New York, 5 other states sue over new OSHA rule
The Occupational Safety and Health Administration has long required employers to maintain records of every occupational illness or workplace injury that occurred among their employees. These records were to be kept available for OSHA to inspect.
In 2016, however, a new rule was put in place for employers with 250 or more employees. Instead of merely maintaining the records, these large employers would be required to submit them electronically to OSHA.
The idea was to make it easier for both employers and OSHA to get a sense of overall workplace illnesses and injuries, to spot worrisome trends, and to target resources toward problem areas. It would encourage companies to recognize and abate hazards on their own. It would give workers the information they need to identify risks in their own workplaces. It would provide crucial information to researchers who study occupational health and safety. Ultimately, it would help make workplaces safer and prevent on-the-job injuries and illnesses.
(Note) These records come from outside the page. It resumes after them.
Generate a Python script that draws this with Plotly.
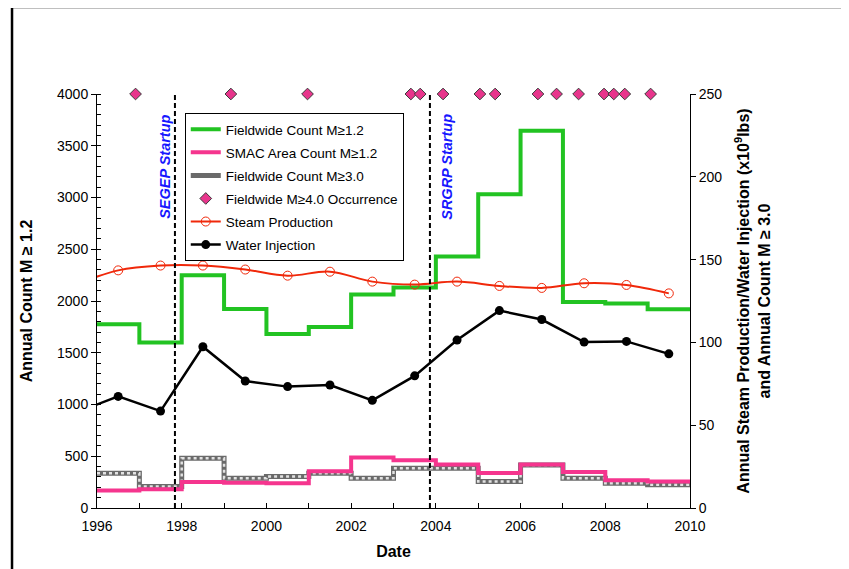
import plotly.graph_objects as go

# ---- data ----
step_years = [1996, 1997, 1998, 1999, 2000, 2001, 2002, 2003, 2004, 2005, 2006, 2007, 2008, 2009]
fieldwide_m12 = [1775, 1600, 2250, 1922, 1682, 1748, 2062, 2130, 2430, 3032, 3645, 1990, 1976, 1921]
smac_m12 = [168, 182, 252, 244, 240, 355, 487, 462, 420, 337, 420, 349, 269, 256]
fieldwide_m30 = [21, 13, 30, 18, 19, 21, 18, 24, 24, 16, 26, 18, 15, 14]

flow_years = [1995.5, 1996.5, 1997.5, 1998.5, 1999.5, 2000.5, 2001.5, 2002.5, 2003.5,
              2004.5, 2005.5, 2006.5, 2007.5, 2008.5, 2009.5]
steam = [135.0, 143.5, 146.4, 146.4, 144.0, 140.3, 142.7, 136.7, 134.9, 136.7, 134.1, 132.9, 135.7, 134.7, 129.6]
water = [57.6, 67.4, 58.5, 97.4, 76.7, 73.3, 74.3, 65.0, 79.8, 101.4, 119.2, 113.8, 100.2, 100.6, 93.1]

m40_dates = [1996.91, 1999.16, 2000.97, 2003.41, 2003.63, 2004.17, 2005.04, 2005.40,
             2006.41, 2006.85, 2007.37, 2007.97, 2008.20, 2008.46, 2009.07]
m40_level = 4000

startups = [("SEGEP Startup", 1997.84), ("SRGRP Startup", 2003.86)]

x_end = 2010
step_x = step_years + [x_end]

def ext(v):
    return v + [v[-1]]

GREEN = "#22c322"
PINK = "#f5358e"
RED = "#f0280a"
FONT = "Liberation Sans, Arial, sans-serif"

fig = go.Figure()

fig.add_trace(go.Scatter(x=step_x, y=ext(fieldwide_m12), mode="lines", line_shape="hv",
                         line=dict(color=GREEN, width=4), name="Fieldwide Count M≥1.2",
                         legendgroup="a", yaxis="y"))
fig.add_trace(go.Scatter(x=step_x, y=ext(smac_m12), mode="lines", line_shape="hv",
                         line=dict(color=PINK, width=4), name="SMAC Area Count M≥1.2",
                         legendgroup="b", yaxis="y3"))
fig.add_trace(go.Scatter(x=step_x, y=ext(fieldwide_m30), mode="lines", line_shape="hv",
                         line=dict(color="#6a6a6a", width=5), name="Fieldwide Count M≥3.0",
                         legendgroup="c", yaxis="y2"))
fig.add_trace(go.Scatter(x=step_x, y=ext(fieldwide_m30), mode="lines", line_shape="hv",
                         line=dict(color="#e2e2e2", width=2.5, dash="dot"), showlegend=False,
                         legendgroup="c", yaxis="y2", hoverinfo="skip"))
fig.add_trace(go.Scatter(x=m40_dates, y=[m40_level] * len(m40_dates), mode="markers",
                         marker=dict(symbol="diamond", size=9, color="#e8358c",
                                     line=dict(color="#3a3a3a", width=1)),
                         name="Fieldwide M≥4.0 Occurrence", legendgroup="d",
                         cliponaxis=False, yaxis="y"))
fig.add_trace(go.Scatter(x=flow_years, y=steam, mode="lines+markers", line_shape="spline",
                         line=dict(color=RED, width=2),
                         marker=dict(symbol="circle-open", size=9, color=RED, line=dict(width=1)),
                         name="Steam Production", legendgroup="e", yaxis="y2"))
fig.add_trace(go.Scatter(x=flow_years, y=water, mode="lines+markers",
                         line=dict(color="black", width=2.5),
                         marker=dict(symbol="circle", size=9, color="black"),
                         name="Water Injection", legendgroup="f", yaxis="y2"))

shapes = []
annotations = []
for label, xv in startups:
    shapes.append(dict(type="line", xref="x", yref="paper", x0=xv, x1=xv, y0=0, y1=1,
                       line=dict(color="black", width=2, dash="5px,3px")))
for (label, xv), dx in zip(startups, [-10, 17]):
    annotations.append(dict(x=xv, y=0.824, xref="x", yref="paper", xshift=dx,
                            text="<b><i>" + label + "</i></b>",
                            textangle=-90, showarrow=False, xanchor="center", yanchor="middle",
                            font=dict(family=FONT, size=14.5, color="#1717ff")))

# outer frame
shapes.append(dict(type="rect", xref="paper", yref="paper", x0=-0.1433, x1=1.258,
                   y0=-0.2, y1=1.2101, line=dict(color="black", width=2.5)))

fig.update_layout(
    width=849, height=569,
    margin=dict(l=89, r=167, t=86, b=69),
    paper_bgcolor="white", plot_bgcolor="white",
    font=dict(family=FONT, size=14, color="black"),
    shapes=shapes, annotations=annotations,
    legend=dict(x=0.148, y=0.954, xanchor="left", yanchor="top",
                bordercolor="black", borderwidth=1, bgcolor="white",
                font=dict(family=FONT, size=13.5), tracegroupgap=2.5,
                traceorder="grouped"),
    xaxis=dict(range=[1996, 2010], dtick=2, tick0=1996, showline=True, linecolor="black",
               linewidth=1, ticks="inside", ticklen=5, tickcolor="black", showgrid=False,
               zeroline=False, ticklabelstandoff=5,
               minor=dict(dtick=1, ticks="inside", ticklen=5, tickcolor="black"),
               title=dict(text="<b>Date</b>", font=dict(size=16), standoff=13)),
    yaxis=dict(range=[0, 4000], dtick=500, showline=True, linecolor="black", linewidth=1,
               ticks="outside", ticklen=5, tickcolor="black", showgrid=False, zeroline=False,
               minor=dict(dtick=100, ticks="inside", ticklen=4, tickcolor="black"),
               title=dict(text="<b>Annual Count M ≥ 1.2</b>", font=dict(size=16), standoff=20)),
    yaxis2=dict(range=[0, 250], dtick=50, overlaying="y", side="right", showline=True,
                linecolor="black", linewidth=1, ticks="outside", ticklen=5, tickcolor="black",
                showgrid=False, zeroline=False,
                title=dict(text="<b>Annual Steam Production/Water Injection (x10<sup>9</sup>lbs)<br>and Annual Count M ≥ 3.0</b>",
                           font=dict(size=16), standoff=16)),
    yaxis3=dict(range=[0, 4000], overlaying="y", visible=False),
    showlegend=True,
)

fig.write_html("out.html")
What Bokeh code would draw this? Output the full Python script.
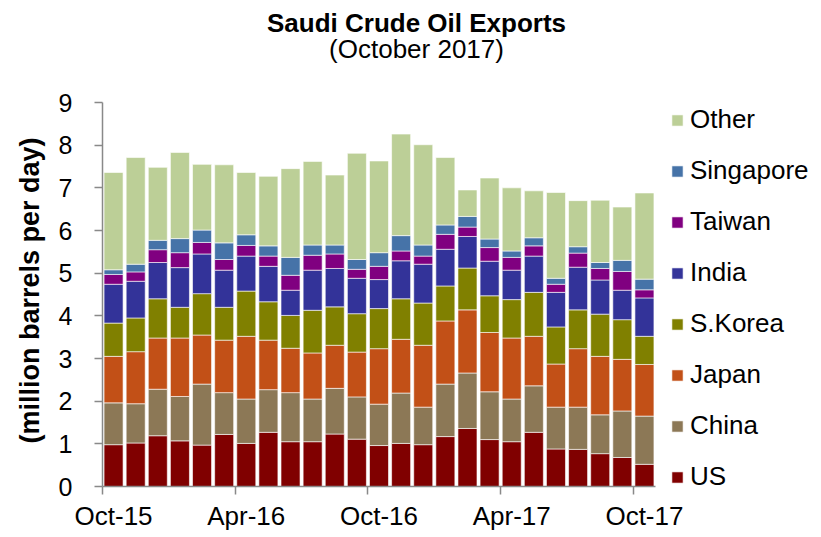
from bokeh.plotting import figure
from bokeh.models import Range1d, FixedTicker, Legend, LegendItem, Label, Title, ColumnDataSource
from bokeh.embed import file_html
from bokeh.resources import INLINE

months = ["Oct-15", "Nov-15", "Dec-15", "Jan-16", "Feb-16", "Mar-16", "Apr-16", "May-16",
          "Jun-16", "Jul-16", "Aug-16", "Sep-16", "Oct-16", "Nov-16", "Dec-16", "Jan-17",
          "Feb-17", "Mar-17", "Apr-17", "May-17", "Jun-17", "Jul-17", "Aug-17", "Sep-17", "Oct-17"]

us = [0.98, 1.02, 1.19, 1.07, 0.97, 1.22, 1.01, 1.27, 1.05, 1.05, 1.23, 1.11, 0.96,
      1.01, 0.98, 1.17, 1.36, 1.10, 1.05, 1.27, 0.88, 0.87, 0.77, 0.68, 0.52]
china = [0.98, 0.92, 1.09, 1.04, 1.43, 0.98, 1.04, 1.00, 1.15, 1.00, 1.07, 0.99, 0.97,
         1.18, 0.88, 1.23, 1.30, 1.12, 1.00, 1.09, 0.98, 0.99, 0.91, 1.09, 1.13]
japan = [1.09, 1.22, 1.20, 1.37, 1.15, 1.23, 1.47, 1.16, 1.04, 1.08, 1.01, 1.05, 1.30,
         1.26, 1.45, 1.48, 1.48, 1.39, 1.43, 1.16, 1.01, 1.37, 1.37, 1.21, 1.21]
skorea = [0.78, 0.79, 0.92, 0.72, 0.97, 0.77, 1.06, 0.90, 0.77, 1.00, 0.90, 0.90, 0.94,
          0.95, 0.99, 0.82, 0.98, 0.86, 0.90, 1.03, 0.87, 0.91, 0.99, 0.93, 0.66]
india = [0.91, 0.86, 0.85, 0.93, 0.93, 0.87, 0.82, 0.83, 0.59, 0.94, 0.90, 0.83, 0.68,
         0.89, 0.91, 0.86, 0.74, 0.81, 0.69, 0.85, 0.81, 1.00, 0.80, 0.69, 0.90]
taiwan = [0.23, 0.22, 0.30, 0.35, 0.27, 0.25, 0.25, 0.24, 0.35, 0.35, 0.34, 0.21, 0.31,
          0.23, 0.19, 0.35, 0.22, 0.32, 0.30, 0.24, 0.19, 0.33, 0.27, 0.44, 0.19]
singapore = [0.11, 0.18, 0.22, 0.33, 0.29, 0.39, 0.25, 0.24, 0.42, 0.24, 0.21, 0.23, 0.32,
             0.36, 0.26, 0.22, 0.25, 0.20, 0.15, 0.19, 0.14, 0.15, 0.14, 0.26, 0.25]
other = [2.28, 2.50, 1.71, 2.02, 1.54, 1.83, 1.46, 1.63, 2.08, 1.96, 1.64, 2.49, 2.15,
         2.38, 2.35, 1.58, 0.62, 1.43, 1.48, 1.10, 2.01, 1.08, 1.46, 1.25, 2.02]

series = ["US", "China", "Japan", "S.Korea", "India", "Taiwan", "Singapore", "Other"]
colors = ["#800000", "#8C7856", "#C25017", "#808000", "#333399", "#800080", "#4673A8", "#BCCF97"]
label_months = ["Oct-15", "Apr-16", "Oct-16", "Apr-17", "Oct-17"]
y_max = 9

FONT = "Liberation Sans"
AXIS_GRAY = "#898989"

# layout in pixels
W, H = 821, 537
LEFT, BOTTOM = 102, 51           # borders holding the axes
PLOT_W, PLOT_H = 553, 384        # pixel extent of the axes themselves
frame_w, frame_h = W - LEFT, H - BOTTOM

n = len(months)
ux = n / PLOT_W                  # data units per pixel
uy = y_max / PLOT_H

def to_data(px, py):
    return (px - LEFT) * ux, (frame_h - py) * uy

source = ColumnDataSource(dict(
    x=[i + 0.5 for i in range(n)],
    US=us, China=china, Japan=japan, **{"S.Korea": skorea}, India=india,
    Taiwan=taiwan, Singapore=singapore, Other=other))

p = figure(width=W, height=H, output_backend="svg", toolbar_location=None,
           x_range=Range1d(0, frame_w * ux), y_range=Range1d(0, frame_h * uy),
           min_border_left=LEFT, min_border_right=0, min_border_top=0,
           min_border_bottom=BOTTOM)
p.outline_line_color = None
p.xgrid.grid_line_color = None
p.ygrid.grid_line_color = None

renderers = p.vbar_stack(series, x="x", width=0.86, color=colors, source=source,
                         line_color="white", line_width=1, line_alpha=0.6)

# x axis: tick marks between categories, labels centred on bars
major = [months.index(m) + 0.5 for m in label_months]
minor = [months.index(m) for m in label_months]
xa = p.xaxis[0]
xa.bounds = (0, n)
xa.ticker = FixedTicker(ticks=major, minor_ticks=minor)
xa.major_label_overrides = {t: m for t, m in zip(major, label_months)}
xa.major_tick_out = 0
xa.major_tick_in = 0
xa.minor_tick_out = 8
xa.minor_tick_in = 0
xa.minor_tick_line_color = AXIS_GRAY
xa.minor_tick_line_width = 1.5
xa.axis_line_color = AXIS_GRAY
xa.axis_line_width = 1.5
xa.major_label_text_font = FONT
xa.major_label_text_font_size = "26px"
xa.major_label_text_color = "black"
xa.major_label_standoff = 6

ya = p.yaxis[0]
ya.bounds = (0, y_max)
ya.ticker = FixedTicker(ticks=list(range(0, y_max + 1)))
ya.minor_tick_line_color = None
ya.major_tick_out = 8
ya.major_tick_in = 0
ya.major_tick_line_color = AXIS_GRAY
ya.major_tick_line_width = 1.5
ya.axis_line_color = AXIS_GRAY
ya.axis_line_width = 1.5
ya.major_label_text_font = FONT
ya.major_label_text_font_size = "25px"
ya.major_label_text_color = "black"
ya.major_label_standoff = 22

# y-axis title as a left-side Title, starting near the bottom of the axis span
p.add_layout(Title(text="(million barrels per day)", text_font=FONT, text_font_size="27px",
                   text_font_style="bold", text_color="black", align="left",
                   offset=43, standoff=22), "left")

items = [LegendItem(label=s, renderers=[r]) for s, r in zip(series, renderers)][::-1]
legend = Legend(items=items, location=(670 - LEFT, -6), orientation="vertical",
                glyph_width=14, glyph_height=14, label_height=30, spacing=20,
                label_standoff=6, padding=0, margin=0,
                label_text_font=FONT, label_text_font_size="26px", label_text_color="black",
                border_line_color=None, background_fill_alpha=0)
p.add_layout(legend, "center")

tx, ty = to_data(416, 22.5)
sx, sy = to_data(416, 48.5)
p.add_layout(Label(x=tx, y=ty, text="Saudi Crude Oil Exports", text_font=FONT,
                   text_font_size="26px", text_font_style="bold", text_align="center",
                   text_baseline="middle", text_color="black"))
p.add_layout(Label(x=sx, y=sy, text="(October 2017)", text_font=FONT,
                   text_font_size="26px", text_align="center",
                   text_baseline="middle", text_color="black"))

open("out.html", "w").write(file_html(p, INLINE))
Troublingly, OSHA has just announced a near-complete reversal on the rule.
The 2016 rule required large employers to submit an annual summary of work-related illnesses and injuries; a log of those illnesses and injuries; and an injury or illness incident report. OSHA’s new proposed rule would eliminate the required submission of the second and third forms.
Why has OSHA rolled back a rule that could promote greater safety?
In a statement, OSHA claimed that it eliminated the electronic submission of the detailed reports to protect workers’ privacy.
“By preventing routine government collection of information that may be quite sensitive, including descriptions of workers’ injuries and body parts affected, OSHA is avoiding the risk that such information might be publicly disclosed under the Freedom of Information Act,” it said.
It also asserted that reversing the requirement will “improve enforcement targeting and compliance assistance, protect worker privacy and safety, and decrease burden on employers.”
Six states, including New York, sue to put rule back in place
New York, New Jersey, Massachusetts, Maryland, Illinois, and Minnesota have filed a federal lawsuit to prevent the rollback of the 2016 rule. They consider the electronic submission of detailed information to be “an essential tool” for tracking workplace hazards.
They say that when the rule was adopted in 2016, worker privacy was taken into account. Even the detailed reports contain no personally identifiable information. The states call OSHA’s defense of the change illogical and unjustified.
Do you think submitting forms electronically — forms they are already required to complete — is unduly burdensome for large employers? Or does the potential for increased worker safety and health justify the collection of this data?